The U.S. Attorney for Maine and the U.S. Coast Guard have announced 14 new grants totaling $1.9 to promote the health of the Gulf of Maine.


These awards are bolstered by an additional $3.4 million raised by recipients, bringing to $5.3 million the total contribution for new coastal and marine conservation efforts in Maine.

Funding for the grants resulted from organizational community service payments ordered as part of a criminal penalty imposed upon a shipping company for criminal violations related to deliberate vessel pollution in close proximity to the State of Maine.  The prosecution of the case was made possible through the combined efforts of U.S. Coast Guard resources and the United States Attorney for Maine.


Paula Silsby, United States Attorney, District of Maine, said: “The Gulf of Maine is one of the jewels in the crown of the state’s environmental resources.  The conservation projects funded by these grants represent an important investment in both this great body of water and Maine as a whole.   I am pleased that my office is able to support this important work to sustain the many communities along our coast.”


One of the world's most biologically productive environments, the Gulf of Maine’s marine waters and shoreline habitats host some 2,000 species of plants and animals.  The entire population of Maine — 1.2 million people — lives within its watershed and millions more visit the Gulf of Maine annually.  Its coastal and marine habitat provides home and food for scallops, flounder, urchins and the legendary Maine lobster, as well as migratory waterbirds.   Seals, seabirds and bald eagles are found on its islands.  

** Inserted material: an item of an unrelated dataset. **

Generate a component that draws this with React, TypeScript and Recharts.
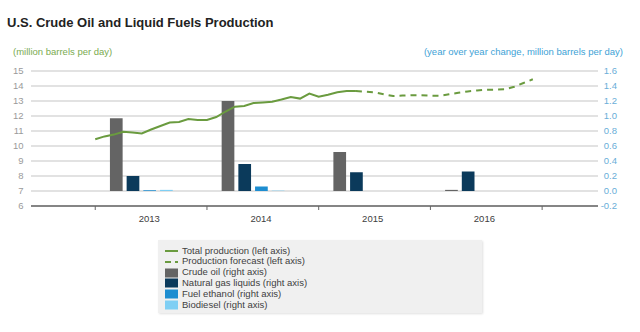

The new grants will deliver multiple environmental and conservation benefits, including the protection of one of 87 nationally significant nesting islands for seabirds and a marsh that supports the highest diversity of water-dependent birds of all of the 53 salt marshes in Maine.  The grants also will help reduce disturbance of key nesting beaches for state-endangered, federally threatened shorebirds that breed on sandy beach habitats, and provide for dam removal and installation of a fishway in the Androscoggin watershed.  Another project empowered by the new grants will help educate residents, boaters and students about marine stewardship to protect water quality in Casco Bay; another will engage the lobster industry to collect thousands of derelict lobster traps in 21 ports off the Maine coast.


“Finding new ways to conserve our coasts and oceans is a high priority for the Foundation” said Mike Slattery, Director, National Fish and Wildlife Foundation.  “We applaud the leadership shown by the U.S. Attorney and the U.S. Coast Guard to direct critical resources to support local conservation to help restore declining numbers of birds and fish and stem loss of habitat in the Gulf of Maine.”


“The U.S. Fish and Wildlife Service is proud to be a working partner in this funding initiative to galvanize long-term conservation and restoration of habitat in the Gulf of Maine, a place of precious wildlife resources” said Stewart Fefer, Project Leader, Gulf of Maine Program, United States Fish and Wildlife Service.